There was a little-reported but critical announcement made this month about London and Greater Manchester (GM) commissioning their own employment support – services that help jobseekers into work – as part of the new nationally commissioned Work and Health Programme.

This is an important milestone in the government’s devolution agenda, as well as in the future design of employment and skills services.

Although the announcement underlines the uneven advancement of the government’s devolution drive, with GM and London driving ahead while other areas continue to negotiate deals, it also represents a significant opportunity. Done effectively, devolution offers the chance to join up services including health, social care, employment, housing and skills, making the most of individual budget streams and avoiding the duplication of services.

London and GM have been presented with an exciting opportunity and it is important for them to be able to use it to demonstrate the value of devolution.  Whitehall has not traditionally been able to hand over the reins of power willingly, so it is crucial for localisation as a whole that the trailblazers get it right.

Although not a magic bullet, devolution offers the opportunity to better integrate services to meet the needs of the local population.
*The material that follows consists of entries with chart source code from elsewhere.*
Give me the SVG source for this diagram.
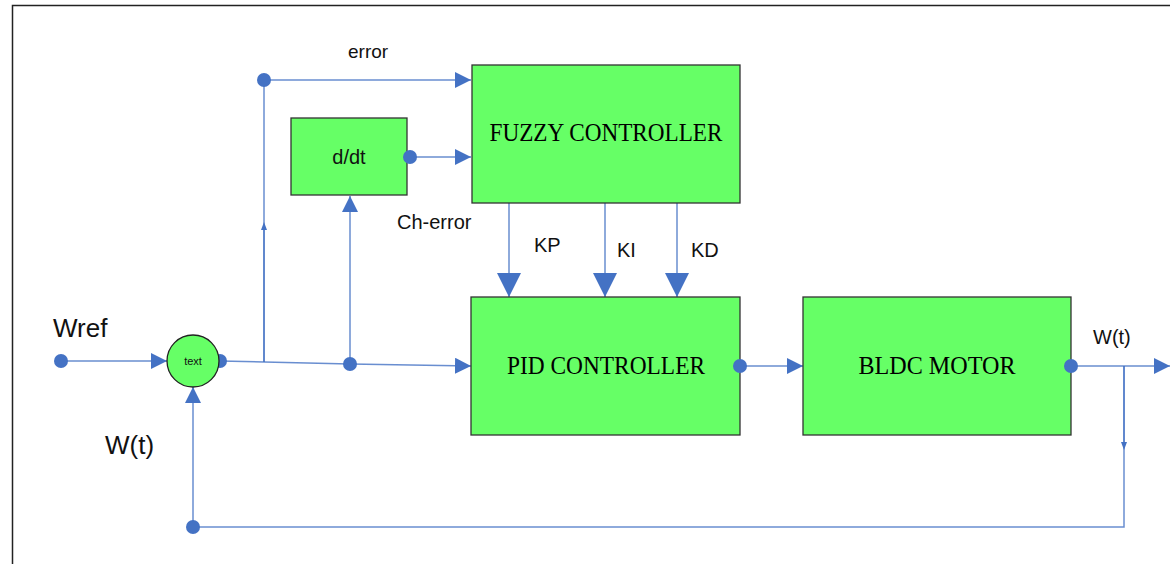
<svg xmlns="http://www.w3.org/2000/svg" width="1170" height="564" viewBox="0 0 1170 564">
<style>
.box{fill:#66FF66;stroke:#333;stroke-width:1.3}
.ln{fill:none;stroke:#4472C4;stroke-width:1.5;stroke-opacity:0.8}
.dot{fill:#4472C4}
.lbl{font-family:"Liberation Sans",Arial,sans-serif;fill:#111}
.big{font-family:"Liberation Serif","DejaVu Serif",serif;font-size:25px;fill:#000}
</style>
<defs>
<marker id="ah" markerUnits="userSpaceOnUse" markerWidth="16" markerHeight="16" viewBox="0 0 16 16" refX="16" refY="8" orient="auto">
<path d="M0,0 L16,8 L0,16 Z" fill="#4472C4"/>
</marker>
<marker id="ahb" markerUnits="userSpaceOnUse" markerWidth="24" markerHeight="24" viewBox="0 0 24 24" refX="24" refY="12" orient="auto">
<path d="M0,0 L24,12 L0,24 Z" fill="#4472C4"/>
</marker>
<marker id="ahs" markerUnits="userSpaceOnUse" markerWidth="8" markerHeight="8" viewBox="0 0 8 8" refX="4" refY="4" orient="auto">
<path d="M0,1 L8,4 L0,7 Z" fill="#4472C4"/>
</marker>
</defs>
<rect x="0" y="0" width="1170" height="564" fill="#fff"/>
<path d="M12.5,564 V5.5 H1170" fill="none" stroke="#222" stroke-width="1.5"/>

<g id="connectors">
<path class="ln" d="M61,361 H167" marker-end="url(#ah)"/>
<path class="ln" d="M220,361 L264,362 L350,364 L471,366" marker-end="url(#ah)"/>
<path class="ln" d="M264,362 V80 H471" marker-end="url(#ah)"/>
<path class="ln" d="M264,362 V226" marker-end="url(#ahs)"/>
<path class="ln" d="M410,157 H471" marker-end="url(#ah)"/>
<path class="ln" d="M350,364 V196" marker-end="url(#ah)"/>
<path class="ln" d="M509,203 V297" marker-end="url(#ahb)"/>
<path class="ln" d="M605,203 V297" marker-end="url(#ahb)"/>
<path class="ln" d="M677,203 V297" marker-end="url(#ahb)"/>
<path class="ln" d="M740,366 H803" marker-end="url(#ah)"/>
<path class="ln" d="M1071,366 H1170" marker-end="url(#ah)"/>
<path class="ln" d="M1124,366 V446" marker-end="url(#ahs)"/>
<path class="ln" d="M1124,366 V527 H193 V387" marker-end="url(#ah)"/>
<circle class="dot" cx="61" cy="361" r="7"/>
<circle class="dot" cx="220" cy="361" r="7"/>
<circle class="dot" cx="264" cy="80" r="7"/>
<circle class="dot" cx="350" cy="364" r="7"/>
<circle class="dot" cx="193" cy="527" r="7"/>
</g>

<g id="sum">
<circle cx="193" cy="361" r="26" fill="#66FF66" stroke="#222" stroke-width="1.3"/>
<text class="lbl" x="193" y="365" font-size="11" text-anchor="middle">text</text>
</g>

<g id="ddt">
<rect class="box" x="291" y="118" width="116" height="77"/>
<text class="lbl" x="349" y="164" font-size="20" text-anchor="middle">d/dt</text>
<circle class="dot" cx="410" cy="157" r="7"/>
</g>

<g id="fuzzy">
<rect class="box" x="472" y="65" width="268" height="138"/>
<text class="big" x="606" y="141" text-anchor="middle" textLength="233" lengthAdjust="spacingAndGlyphs">FUZZY CONTROLLER</text>
</g>

<g id="pid">
<rect class="box" x="471" y="297" width="269" height="138"/>
<text class="big" x="606" y="374" text-anchor="middle" textLength="198" lengthAdjust="spacingAndGlyphs">PID CONTROLLER</text>
<circle class="dot" cx="740" cy="366" r="7"/>
</g>

<g id="bldc">
<rect class="box" x="803" y="297" width="268" height="138"/>
<text class="big" x="937" y="374" text-anchor="middle" textLength="157" lengthAdjust="spacingAndGlyphs">BLDC MOTOR</text>
<circle class="dot" cx="1071" cy="366" r="7"/>
</g>

<g id="labels">
<text class="lbl" x="53" y="337" font-size="26">Wref</text>
<text class="lbl" x="105" y="454" font-size="26">W(t)</text>
<text class="lbl" x="348" y="58" font-size="19">error</text>
<text class="lbl" x="397" y="229" font-size="20">Ch-error</text>
<text class="lbl" x="534" y="252" font-size="20">KP</text>
<text class="lbl" x="617" y="257" font-size="20">KI</text>
<text class="lbl" x="691" y="257" font-size="20">KD</text>
<text class="lbl" x="1093" y="344" font-size="20">W(t)</text>
</g>
</svg>
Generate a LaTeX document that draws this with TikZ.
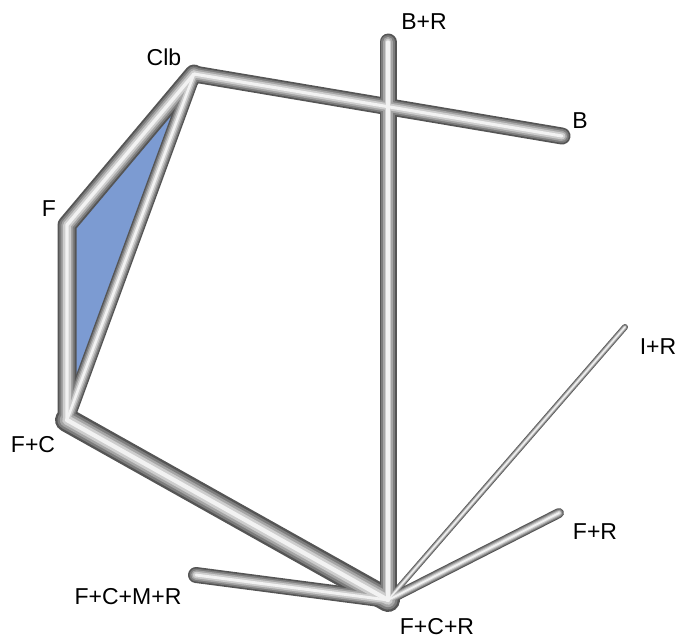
\documentclass[tikz,border=0pt]{standalone}
\usepackage{fontspec}
\setmainfont{Liberation Sans}
\definecolor{tA}{RGB}{85,85,85}
\definecolor{tB}{RGB}{125,125,125}
\definecolor{tC}{RGB}{165,165,165}
\definecolor{tD}{RGB}{205,205,205}
\definecolor{tE}{RGB}{242,242,242}
\definecolor{triblue}{RGB}{124,155,210}
\tikzset{
  lbl/.style={font=\fontsize{23}{27}\selectfont, inner sep=0pt, text=black},
  tube/.style={line cap=round, line join=round},
}
\begin{document}
\begin{tikzpicture}[x=1pt,y=-1pt]
\useasboundingbox (0,0) rectangle (678,641);
% tube end points
\coordinate (clb) at (194,74);
\coordinate (b) at (562,136);
\coordinate (br) at (388,42);
\coordinate (f) at (67,225);
\coordinate (fc) at (67,420);
\coordinate (fcr) at (388,600);
\coordinate (fcmr) at (196,575);
\coordinate (ir) at (625,327);
\coordinate (fr) at (559,513);
% labels
\node[lbl] (Lclb) at (164,57) {Clb};
\node[lbl] (Lbr) at (424,22) {B+R};
\node[lbl] (Lb) at (580,121) {B};
\node[lbl] (Lf) at (49,209) {F};
\node[lbl] (Lfc) at (33,445) {F+C};
\node[lbl] (Lfcr) at (437,627) {F+C+R};
\node[lbl] (Lfcmr) at (128,597) {F+C+M+R};
\node[lbl] (Lir) at (658,347) {I+R};
\node[lbl] (Lfr) at (595,532) {F+R};
% blue triangle
\fill[triblue] (f) -- (clb) -- (fc) -- cycle;
% tubes, layered
\foreach \k/\c in {1/tA,0.8/tB,0.6/tC,0.4/tD,0.18/tE}{
  \draw[tube,\c,line width=\k*6pt] (ir) -- (fcr);
  \draw[tube,\c,line width=\k*10pt] (fr) -- (fcr);
  \draw[tube,\c,line width=\k*16pt] (fcmr) -- (fcr);
  \draw[tube,\c,line width=\k*17pt] (br) -- (fcr);
  \draw[tube,\c,line width=\k*17pt] (clb) -- (b);
  \draw[tube,\c,line width=\k*14pt] (clb) -- (fc);
  \draw[tube,\c,line width=\k*19pt] (fc) -- (f) -- (clb);
  \draw[tube,\c,line width=\k*24pt] (fc) -- (fcr);
}
\end{tikzpicture}
\end{document}
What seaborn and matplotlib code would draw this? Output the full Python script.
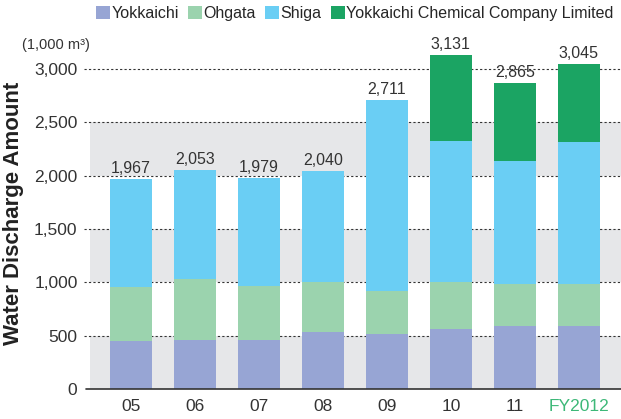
import matplotlib
matplotlib.use("Agg")
import matplotlib.pyplot as plt
import matplotlib.transforms as mtransforms
from matplotlib.patches import Patch
import seaborn as sns
import pandas as pd
import numpy as np

# data (1,000 m3)
years = ["05", "06", "07", "08", "09", "10", "11", "FY2012"]
yokkaichi = [450, 460, 460, 535, 516, 563, 591, 591]
ohgata = [504, 572, 506, 469, 403, 443, 397, 397]
shiga = [1013, 1021, 1013, 1036, 1792, 1320, 1151, 1329]
ycc = [0, 0, 0, 0, 0, 805, 726, 728]
totals = [1967, 2053, 1979, 2040, 2711, 3131, 2865, 3045]
series = ["Yokkaichi", "Ohgata", "Shiga", "Yokkaichi Chemical Company Limited"]
colors = ["#97A5D4", "#9BD3AE", "#6ACEF4", "#1BA463"]

sns.set_style("white")
plt.rcParams['font.family'] = ['Liberation Sans', 'DejaVu Sans']

df = pd.DataFrame({"year": years, "Yokkaichi": yokkaichi, "Ohgata": ohgata,
                   "Shiga": shiga, "YCC": ycc})
df["c1"] = df["Yokkaichi"]
df["c2"] = df["c1"] + df["Ohgata"]
df["c3"] = df["c2"] + df["Shiga"]
df["c4"] = df["c3"] + df["YCC"]

fig = plt.figure(figsize=(6.21, 4.19), dpi=100)
ax = fig.add_axes([90 / 621, 30 / 419, 531 / 621, 352 / 419])

# background bands
for lo in (0, 1000, 2000):
    ax.axhspan(lo, lo + 500, color="#E6E7E9", zorder=0, lw=0)

# dashed gridlines that poke out a little to the left
trans = mtransforms.blended_transform_factory(ax.transAxes, ax.transData)
for v in range(500, 3001, 500):
    ax.plot([-0.012, 1], [v, v], transform=trans, color="#333333", lw=0.8,
            ls=(0, (2, 2)), clip_on=False, zorder=1)
ax.plot([-0.008, 1], [0, 0], transform=trans, color="#333333", lw=1.2,
        clip_on=False, zorder=5)

# stacked bars, drawn tallest layer first
for col, c in zip(["c4", "c3", "c2", "c1"], colors[::-1]):
    sns.barplot(data=df, x="year", y=col, color=c, width=0.66, saturation=1,
                linewidth=0, ax=ax, zorder=3, order=years)

for i, t in enumerate(totals):
    ax.text(i, t + 30, f"{t:,}", ha="center", va="bottom", fontsize=11.5,
            color="#333333")

ax.set_xlim(-0.64, 7.66)
ax.set_ylim(0, 3300)
ax.set_yticks(range(0, 3001, 500))
ax.set_yticklabels([f"{v:,}" for v in range(0, 3001, 500)])
ax.set_xlabel("")
ax.set_ylabel("Water Discharge Amount", fontsize=16, fontweight="bold",
              color="#222222", labelpad=7)
ax.tick_params(axis="y", length=0, pad=9, labelsize=12.5, labelcolor="#333333")
ax.tick_params(axis="x", length=0, pad=7, labelsize=12.5, labelcolor="#333333")
ax.get_xticklabels()[-1].set_color("#3DB878")
for s in ax.spines.values():
    s.set_visible(False)

handles = [Patch(facecolor=c, edgecolor="none") for c in colors]
fig.legend(handles, series, loc="upper left", bbox_to_anchor=(96 / 621, 1 - 6 / 419),
           ncol=4, frameon=False, fontsize=11.5, handlelength=0.85, handleheight=0.85,
           handletextpad=0.1, columnspacing=0.6, borderaxespad=0, borderpad=0)
fig.text(22 / 621, 1 - 45 / 419, "(1,000 m³)", fontsize=10.5, color="#333333",
         va="center", ha="left")

fig.savefig("out.png", dpi=100)
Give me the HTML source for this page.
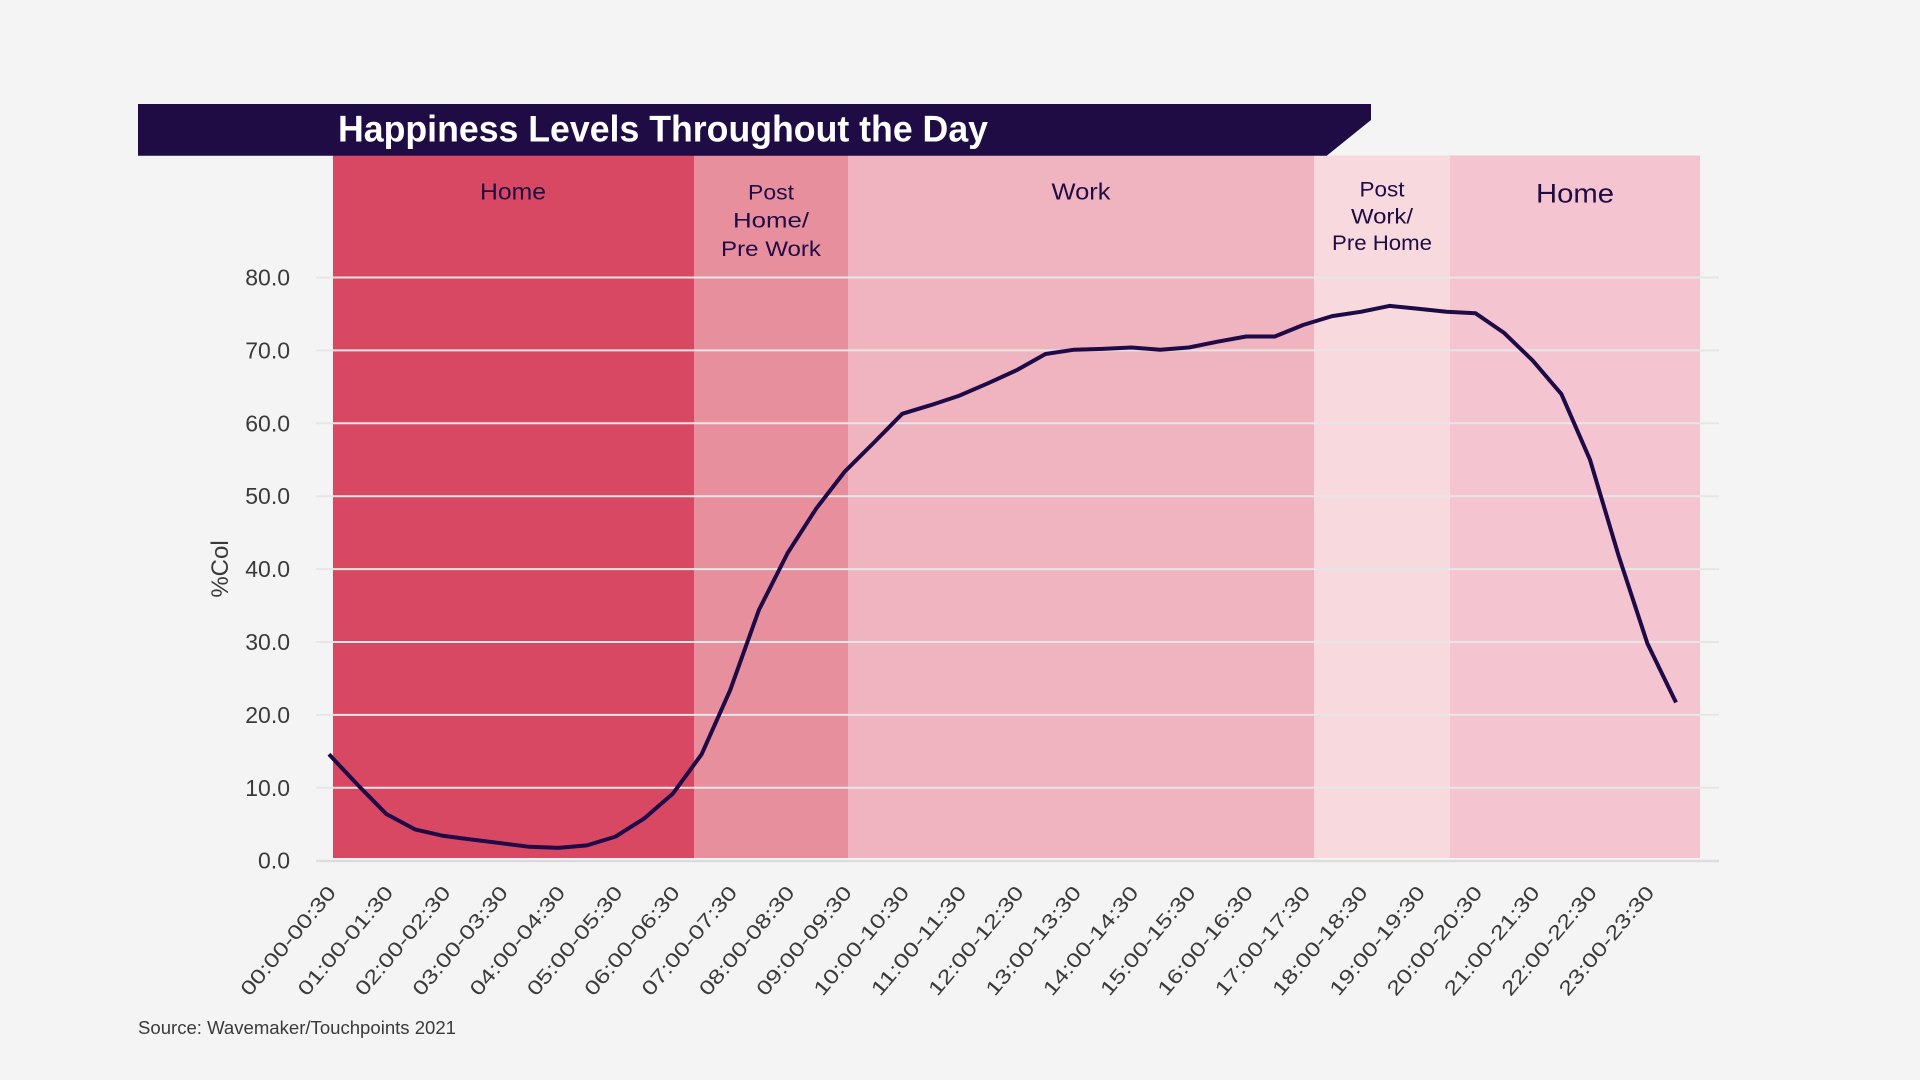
<!DOCTYPE html>
<html>
<head>
<meta charset="utf-8">
<style>
  html, body { margin: 0; padding: 0; background: #f4f4f4; }
  svg { display: block; }
  text { font-family: "Liberation Sans", "DejaVu Sans", sans-serif; }
</style>
</head>
<body>
<svg width="1920" height="1080" viewBox="0 0 1920 1080" xmlns="http://www.w3.org/2000/svg">
  <rect x="0" y="0" width="1920" height="1080" fill="#f4f4f4"/>

  <!-- Bands -->
  <rect x="333" y="155.5" width="361" height="702.5" fill="#d94862"/>
  <rect x="694" y="155.5" width="154" height="702.5" fill="#e88f9e"/>
  <rect x="848" y="155.5" width="466" height="702.5" fill="#f0b3c0"/>
  <rect x="1314" y="155.5" width="136" height="702.5" fill="#f8d9de"/>
  <rect x="1450" y="155.5" width="250" height="702.5" fill="#f4c4d1"/>

  <!-- Title bar -->
  <polygon points="138,104 1371,104 1371,120 1326.7,155.7 138,155.7" fill="#1f0c44"/>
  <text x="338" y="141.5" font-size="37" font-weight="bold" fill="#ffffff" textLength="650" lengthAdjust="spacingAndGlyphs">Happiness Levels Throughout the Day</text>

  <!-- Band labels -->
  <g fill="#1f0c44" text-anchor="middle">
    <text x="513" y="199.5" font-size="23" textLength="66" lengthAdjust="spacingAndGlyphs">Home</text>
    <text x="771" y="199.5" font-size="21" textLength="46" lengthAdjust="spacingAndGlyphs">Post</text>
    <text x="771" y="227.5" font-size="21" textLength="76" lengthAdjust="spacingAndGlyphs">Home/</text>
    <text x="771" y="256" font-size="21" textLength="100" lengthAdjust="spacingAndGlyphs">Pre Work</text>
    <text x="1081" y="199.5" font-size="23" textLength="59" lengthAdjust="spacingAndGlyphs">Work</text>
    <text x="1382" y="196.7" font-size="21" textLength="45" lengthAdjust="spacingAndGlyphs">Post</text>
    <text x="1382" y="223.3" font-size="21" textLength="62" lengthAdjust="spacingAndGlyphs">Work/</text>
    <text x="1382" y="250" font-size="21" textLength="100" lengthAdjust="spacingAndGlyphs">Pre Home</text>
    <text x="1575" y="202.7" font-size="27" textLength="78" lengthAdjust="spacingAndGlyphs">Home</text>
  </g>

  <!-- Gridlines -->
  <g stroke="#e6e6e6" stroke-width="2">
    <line x1="316" y1="787.8" x2="1719" y2="787.8"/>
    <line x1="316" y1="714.9" x2="1719" y2="714.9"/>
    <line x1="316" y1="642.0" x2="1719" y2="642.0"/>
    <line x1="316" y1="569.1" x2="1719" y2="569.1"/>
    <line x1="316" y1="496.2" x2="1719" y2="496.2"/>
    <line x1="316" y1="423.3" x2="1719" y2="423.3"/>
    <line x1="316" y1="350.4" x2="1719" y2="350.4"/>
    <line x1="316" y1="277.5" x2="1719" y2="277.5"/>
  </g>
  <line x1="316" y1="861" x2="1719" y2="861" stroke="#dcdbe0" stroke-width="2.5"/>

  <!-- Y tick labels -->
  <g fill="#3a3a3a" font-size="23" text-anchor="end">
    <text x="290" y="868.7">0.0</text>
    <text x="290" y="795.8">10.0</text>
    <text x="290" y="722.9">20.0</text>
    <text x="290" y="650.0">30.0</text>
    <text x="290" y="577.1">40.0</text>
    <text x="290" y="504.2">50.0</text>
    <text x="290" y="431.3">60.0</text>
    <text x="290" y="358.4">70.0</text>
    <text x="290" y="285.5">80.0</text>
  </g>
  <text transform="translate(228,569) rotate(-90)" text-anchor="middle" font-size="24" fill="#3a3a3a">%Col</text>

  <!-- Data line -->
  <polyline fill="none" stroke="#1e0a46" stroke-width="4" stroke-linejoin="round" stroke-linecap="butt"
    points="329.0,754.3 357.7,784.9 386.3,814.0 415.0,829.4 443.6,835.9 472.3,839.6 501.0,843.2 529.6,846.8 558.3,847.9 586.9,845.4 615.6,836.6 644.3,818.4 672.9,793.6 701.6,754.3 730.2,690.1 758.9,609.9 787.6,553.1 816.2,508.6 844.9,471.4 873.5,443.0 902.2,413.8 930.9,405.1 959.5,395.6 988.2,383.2 1016.8,370.1 1045.5,354.0 1074.2,349.7 1102.8,348.9 1131.5,347.5 1160.1,349.7 1188.8,347.5 1217.5,341.7 1246.1,336.5 1274.8,336.5 1303.4,324.9 1332.1,316.1 1360.8,311.8 1389.4,305.9 1418.1,308.8 1446.7,311.8 1475.4,313.2 1504.1,332.9 1532.7,360.6 1561.4,394.1 1590.0,459.7 1618.7,556.0 1647.4,643.5 1676.0,702.5"/>

  <!-- X tick labels -->
  <g fill="#3a3a3a" font-size="20" text-anchor="end">
    <text transform="translate(337.0,893) rotate(-50)" textLength="136" lengthAdjust="spacingAndGlyphs">00:00-00:30</text>
    <text transform="translate(394.3,893) rotate(-50)" textLength="136" lengthAdjust="spacingAndGlyphs">01:00-01:30</text>
    <text transform="translate(451.6,893) rotate(-50)" textLength="136" lengthAdjust="spacingAndGlyphs">02:00-02:30</text>
    <text transform="translate(509.0,893) rotate(-50)" textLength="136" lengthAdjust="spacingAndGlyphs">03:00-03:30</text>
    <text transform="translate(566.3,893) rotate(-50)" textLength="136" lengthAdjust="spacingAndGlyphs">04:00-04:30</text>
    <text transform="translate(623.6,893) rotate(-50)" textLength="136" lengthAdjust="spacingAndGlyphs">05:00-05:30</text>
    <text transform="translate(680.9,893) rotate(-50)" textLength="136" lengthAdjust="spacingAndGlyphs">06:00-06:30</text>
    <text transform="translate(738.2,893) rotate(-50)" textLength="136" lengthAdjust="spacingAndGlyphs">07:00-07:30</text>
    <text transform="translate(795.6,893) rotate(-50)" textLength="136" lengthAdjust="spacingAndGlyphs">08:00-08:30</text>
    <text transform="translate(852.9,893) rotate(-50)" textLength="136" lengthAdjust="spacingAndGlyphs">09:00-09:30</text>
    <text transform="translate(910.2,893) rotate(-50)" textLength="136" lengthAdjust="spacingAndGlyphs">10:00-10:30</text>
    <text transform="translate(967.5,893) rotate(-50)" textLength="136" lengthAdjust="spacingAndGlyphs">11:00-11:30</text>
    <text transform="translate(1024.8,893) rotate(-50)" textLength="136" lengthAdjust="spacingAndGlyphs">12:00-12:30</text>
    <text transform="translate(1082.2,893) rotate(-50)" textLength="136" lengthAdjust="spacingAndGlyphs">13:00-13:30</text>
    <text transform="translate(1139.5,893) rotate(-50)" textLength="136" lengthAdjust="spacingAndGlyphs">14:00-14:30</text>
    <text transform="translate(1196.8,893) rotate(-50)" textLength="136" lengthAdjust="spacingAndGlyphs">15:00-15:30</text>
    <text transform="translate(1254.1,893) rotate(-50)" textLength="136" lengthAdjust="spacingAndGlyphs">16:00-16:30</text>
    <text transform="translate(1311.4,893) rotate(-50)" textLength="136" lengthAdjust="spacingAndGlyphs">17:00-17:30</text>
    <text transform="translate(1368.8,893) rotate(-50)" textLength="136" lengthAdjust="spacingAndGlyphs">18:00-18:30</text>
    <text transform="translate(1426.1,893) rotate(-50)" textLength="136" lengthAdjust="spacingAndGlyphs">19:00-19:30</text>
    <text transform="translate(1483.4,893) rotate(-50)" textLength="136" lengthAdjust="spacingAndGlyphs">20:00-20:30</text>
    <text transform="translate(1540.7,893) rotate(-50)" textLength="136" lengthAdjust="spacingAndGlyphs">21:00-21:30</text>
    <text transform="translate(1598.0,893) rotate(-50)" textLength="136" lengthAdjust="spacingAndGlyphs">22:00-22:30</text>
    <text transform="translate(1655.4,893) rotate(-50)" textLength="136" lengthAdjust="spacingAndGlyphs">23:00-23:30</text>
  </g>

  <!-- Source -->
  <text x="138" y="1034" font-size="18" fill="#3a3a3a" textLength="318" lengthAdjust="spacingAndGlyphs">Source: Wavemaker/Touchpoints 2021</text>
</svg>
</body>
</html>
For example, increasing the co-location of services can make a significant difference in terms of building trust and understanding between different organisations and increasing the ease of access for jobseekers themselves.

With the ability to unify funding streams, GM and London will now have significantly more to spend on employment support through the Work and Health Programme than in areas where it is being nationally commissioned. Through Working Well and Working Capital, the respective areas have already demonstrated their abilities to integrate services and offer a more holistic approach that encompasses an individual’s wellbeing with their employment prospects. With the increased funding of the Work and Health Programme, they will be able to scale up such initiatives.

However, alongside the benefits of devolution there are of course pitfalls. In particular, there is a danger around ensuring a consistent standard of commissioning, and with increased commissioners there is always likely to be greater variation. It is therefore important that local government procurement processes are transparent, so as to ensure that standards in procurement are maintained and that cases of poor procurement can be identified, challenged and learnt from.

Looking ahead, a further challenge will be joining up Jobcentre Plus (JCP), a centrally run national institution, with locally commissioned services. This tension is currently playing out in Scotland. For the first time, from April this year, the Scottish Government has designed and will deliver its own national employment support programmes, but these still necessitate interaction with a Whitehall-led JCP.  In effect, the Scottish Government has some of the powers to design its own initiatives, but lacks all of the necessary tools to join the system up.The same will also be true in the English regions.

Such tensions are to be expected along the way, but what’s important is that both the national and regional decision makers retain the political will to make it work, whilst putting in place the processes to ensure effective outcomes for their residents. This month heralds an important marker in the road and it’s up to everyone in the employment and skills landscape to play their part as the pace-setters for other regions to follow.